その気持ちもよくわかりました。50年以上も手塩にかけて育ててきた会社が自分の考える3分の1の評価しかないというのですから、その怒りももっともでしょう。しかし、ここで交渉をやめてしまえば、元の木阿弥です。会社はやがて廃業に追い込まれ、従業員も路頭に迷いかねません。

長い沈黙の時間が続きましたが、私は粘り強く双方に歩み寄りを促していきました。何度も交渉を重ね、両方の会社で知恵を絞り合った結果、たどりついたのは、3500万円という合意点。M&Aは一気に成立へと進みました。

もし売却していなかったら?

買い手はこのM&Aによって、多くのものを手に入れました。老舗企業が持っていたたくさんの優良な取引先、蓄積していたノウハウ、ネームバリューなどを一挙につかんだことで、業績は飛躍的に拡大しました。

一方、売り手の社長は、希望額にこそ届かなかったものの、3500万円という創業者利益を手に入れることができました。老後の資金として心強い蓄えになったことでしょう。その後は会社経営からスパッと身を引き、悠々自適の生活を楽しんでいらっしゃいます。

もしあのとき、売却しなかったら、どうなっていたのでしょうか。

売上が減り続けていた要因は、実は後継者問題だけではありませんでした。新規参入の増加による競争は年々激しさを増していたので、生き残るためには、さらに徹底したコストの削減と作業スピードの向上が不可欠でした。そのうえ、顧客から求められる領域も、単なる清掃だけでなく、ビルのメンテナンス全体のマネジメントへと、拡大の一途をたどっていました。そうした時代の流れに対応していくだけの意識もアイデアも経済的な体力も、その会社には不足していたのです。

一時、起死回生を狙ってカラオケボックスの経営にも乗り出しましたが、数ヵ月で撤退。たとえ後継者問題がなくても、早晩、資金繰りに行き詰っていた可能性は高かかったでしょう。そうなると90歳の社長は、老後の蓄えどころか、多額の負債を抱え込むことになっていたかもしれません。

社員や取引先も大喜び

このM&Aには、取引先も大喜びしました。私も役員さんに同行して取引先に説明にいくと、「いやぁ、よかった!」と、心からほっとした様子でした。先方も社長の高齢化や業績の悪化については十分承知しており、「このまま廃業されたらどうしよう?」と、不安に思っていたのです。

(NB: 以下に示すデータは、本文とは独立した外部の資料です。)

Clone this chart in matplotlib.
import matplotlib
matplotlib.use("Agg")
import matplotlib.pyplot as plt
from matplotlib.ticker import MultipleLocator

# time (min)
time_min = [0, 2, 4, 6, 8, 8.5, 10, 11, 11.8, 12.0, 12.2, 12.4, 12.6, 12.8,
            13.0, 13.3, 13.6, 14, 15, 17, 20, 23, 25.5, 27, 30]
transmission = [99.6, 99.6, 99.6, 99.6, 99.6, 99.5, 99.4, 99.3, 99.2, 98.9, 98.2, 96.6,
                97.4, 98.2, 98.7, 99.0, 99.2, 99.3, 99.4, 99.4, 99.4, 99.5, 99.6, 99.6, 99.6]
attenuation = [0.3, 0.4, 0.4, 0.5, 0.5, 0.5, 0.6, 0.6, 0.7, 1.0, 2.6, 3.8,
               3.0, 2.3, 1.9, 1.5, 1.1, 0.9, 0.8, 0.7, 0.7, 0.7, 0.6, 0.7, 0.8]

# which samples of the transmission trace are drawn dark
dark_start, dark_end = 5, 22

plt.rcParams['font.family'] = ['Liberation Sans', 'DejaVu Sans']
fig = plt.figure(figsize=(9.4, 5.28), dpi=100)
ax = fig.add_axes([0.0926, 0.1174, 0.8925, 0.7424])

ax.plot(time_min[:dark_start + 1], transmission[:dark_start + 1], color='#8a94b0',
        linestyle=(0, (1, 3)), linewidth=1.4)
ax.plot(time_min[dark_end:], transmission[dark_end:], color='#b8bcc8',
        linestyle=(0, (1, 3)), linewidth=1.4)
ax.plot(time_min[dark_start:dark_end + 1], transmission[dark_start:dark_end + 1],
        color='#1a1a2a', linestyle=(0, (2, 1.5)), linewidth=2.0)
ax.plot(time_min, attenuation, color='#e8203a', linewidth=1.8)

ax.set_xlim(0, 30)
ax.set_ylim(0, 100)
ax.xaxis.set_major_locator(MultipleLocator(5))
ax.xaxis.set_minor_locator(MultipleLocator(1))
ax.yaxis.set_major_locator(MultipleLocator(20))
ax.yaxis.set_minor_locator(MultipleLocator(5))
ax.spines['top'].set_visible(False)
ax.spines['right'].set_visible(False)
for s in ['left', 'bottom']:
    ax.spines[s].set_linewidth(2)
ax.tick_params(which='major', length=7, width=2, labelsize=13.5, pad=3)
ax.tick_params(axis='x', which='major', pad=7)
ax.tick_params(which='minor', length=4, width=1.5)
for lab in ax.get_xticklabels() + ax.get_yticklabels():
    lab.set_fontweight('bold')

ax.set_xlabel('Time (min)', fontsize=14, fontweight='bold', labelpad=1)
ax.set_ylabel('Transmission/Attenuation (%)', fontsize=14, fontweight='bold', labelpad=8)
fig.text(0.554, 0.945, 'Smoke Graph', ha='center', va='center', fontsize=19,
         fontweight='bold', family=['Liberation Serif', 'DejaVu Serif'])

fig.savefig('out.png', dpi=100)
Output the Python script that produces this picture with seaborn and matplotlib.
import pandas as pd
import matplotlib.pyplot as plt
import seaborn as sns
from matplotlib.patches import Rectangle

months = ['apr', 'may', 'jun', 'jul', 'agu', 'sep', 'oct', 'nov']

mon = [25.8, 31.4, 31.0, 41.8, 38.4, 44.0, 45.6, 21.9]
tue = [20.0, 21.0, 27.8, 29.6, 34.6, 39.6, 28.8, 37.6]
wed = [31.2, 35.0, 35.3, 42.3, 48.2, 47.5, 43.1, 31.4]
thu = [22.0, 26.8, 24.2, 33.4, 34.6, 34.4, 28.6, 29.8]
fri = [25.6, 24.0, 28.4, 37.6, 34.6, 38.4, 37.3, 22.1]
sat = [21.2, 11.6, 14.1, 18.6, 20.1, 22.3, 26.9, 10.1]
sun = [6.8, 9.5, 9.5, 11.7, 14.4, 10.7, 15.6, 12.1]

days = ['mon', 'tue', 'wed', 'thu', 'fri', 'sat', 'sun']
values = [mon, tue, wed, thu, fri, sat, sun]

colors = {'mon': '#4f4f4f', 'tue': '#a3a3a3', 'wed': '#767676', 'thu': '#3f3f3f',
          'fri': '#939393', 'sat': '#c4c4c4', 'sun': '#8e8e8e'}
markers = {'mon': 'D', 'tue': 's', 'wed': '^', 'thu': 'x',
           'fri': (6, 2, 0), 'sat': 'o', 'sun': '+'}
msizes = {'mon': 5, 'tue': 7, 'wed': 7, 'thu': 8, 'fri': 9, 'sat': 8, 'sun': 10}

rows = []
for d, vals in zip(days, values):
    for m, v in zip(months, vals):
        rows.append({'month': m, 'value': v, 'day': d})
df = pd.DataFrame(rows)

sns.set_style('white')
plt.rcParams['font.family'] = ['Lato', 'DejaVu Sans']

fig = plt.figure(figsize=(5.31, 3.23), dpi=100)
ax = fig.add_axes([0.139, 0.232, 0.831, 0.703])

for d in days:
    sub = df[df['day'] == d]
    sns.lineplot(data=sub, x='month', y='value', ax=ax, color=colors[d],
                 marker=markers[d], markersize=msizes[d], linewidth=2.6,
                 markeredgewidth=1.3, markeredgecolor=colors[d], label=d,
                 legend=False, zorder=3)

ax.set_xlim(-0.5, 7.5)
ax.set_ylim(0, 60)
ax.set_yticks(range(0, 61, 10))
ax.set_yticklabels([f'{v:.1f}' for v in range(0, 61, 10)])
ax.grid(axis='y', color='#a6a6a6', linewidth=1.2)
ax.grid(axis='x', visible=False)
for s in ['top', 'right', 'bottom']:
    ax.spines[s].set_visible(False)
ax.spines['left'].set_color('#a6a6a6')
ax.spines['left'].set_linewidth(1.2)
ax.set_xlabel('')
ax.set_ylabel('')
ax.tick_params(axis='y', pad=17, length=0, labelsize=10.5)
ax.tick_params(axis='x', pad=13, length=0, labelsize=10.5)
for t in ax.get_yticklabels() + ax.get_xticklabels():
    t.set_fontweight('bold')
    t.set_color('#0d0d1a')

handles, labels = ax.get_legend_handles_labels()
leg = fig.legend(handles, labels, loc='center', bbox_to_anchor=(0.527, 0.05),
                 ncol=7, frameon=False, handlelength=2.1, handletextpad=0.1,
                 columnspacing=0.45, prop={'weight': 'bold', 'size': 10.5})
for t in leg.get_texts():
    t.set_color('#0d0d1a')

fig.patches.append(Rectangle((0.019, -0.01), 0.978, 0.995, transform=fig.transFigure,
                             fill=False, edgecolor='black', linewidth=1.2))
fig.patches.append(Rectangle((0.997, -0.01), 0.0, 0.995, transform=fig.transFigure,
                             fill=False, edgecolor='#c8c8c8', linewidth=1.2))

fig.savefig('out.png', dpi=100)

しかもM&A後は、仕事の現場にも新たな活気が生まれました。ユニフォームや機材が新しくなっただけでなく、スタッフの若返りも実現。以前は年配だらけだったところに、若いスタッフの明るい声が響くようになり、取引先も喜んでいるようです。

しかし誰よりも喜んだのは、社員たちだったと思います。全員の雇用が守られただけでなく、成長企業の一員となることができました。仕事のやり方が見直されたことで、効率も改善し、早く帰れるようにもなりました。社員たちのモチベーションが大きく向上したこともあって、業績はV字回復。社員は改めて働く喜びと将来への希望を手に入れることができ、M&Aを決断した社長には全員が感謝していると思います。

会社の経営権は手放すことになりましたが、90歳の社長は、お金にはかえられない大切なものを守ることができた、といえるのではないでしょうか。